Scientific classification
- Kingdom: Plantae
- Clade: Tracheophytes
- Clade: Angiosperms
- Clade: Eudicots
- Clade: Asterids
- Order: Asterales
- Family: Asteraceae
- Genus: Liatris
- Species: L. tenuifolia
- Binomial name: Liatris tenuifolia Nutt.

= Liatris tenuifolia =

- Genus: Liatris
- Species: tenuifolia
- Authority: Nutt.
- Conservation status: G4

Species of plant

Liatris tenuifolia, also known as the shortleaf gayfeather, is a species of the genus Liatris endemic to parts of the Southeast United States.

The flower blooms in mid to late fall and is dormant in the winter. It is lavender in color.

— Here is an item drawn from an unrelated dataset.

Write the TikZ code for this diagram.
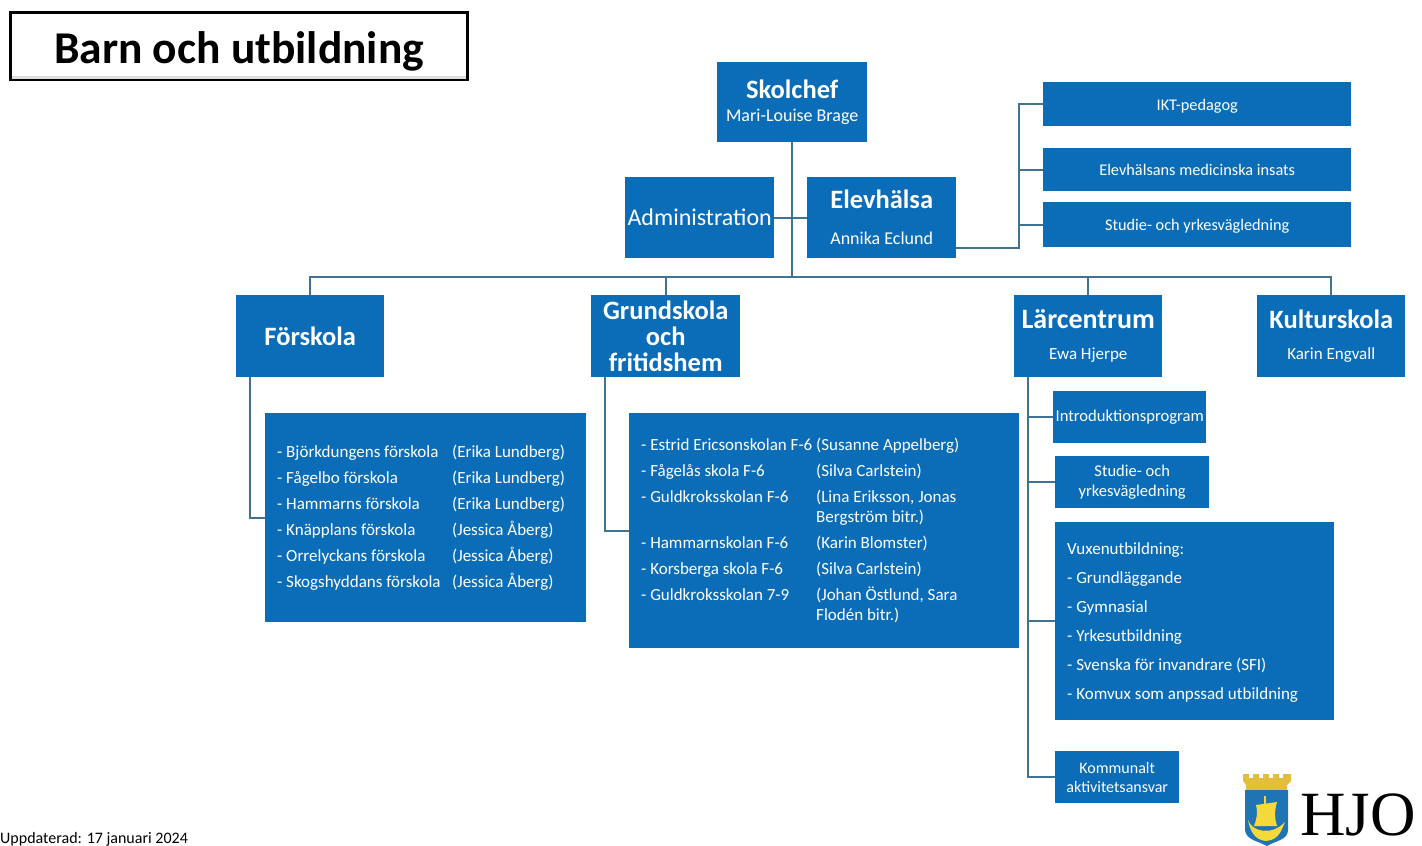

In spring, it begins to produce needle like leaves. L. tenuifolia has basal leaves ranging from 4 to 10 in long. L. tenuifolia var. quadriflora, sometimes split into Liatris laevigata, can be distinguished by its broad basal leaves. The stalk of the plant is 2 to 5 ft tall.

Liatris tenuifolia inhabits oak woods, sand hills and dunes, longleaf pine savannas, and along roadsides. The species is native to the states of Florida, Alabama, South Carolina, and Georgia. The plant grows in sand.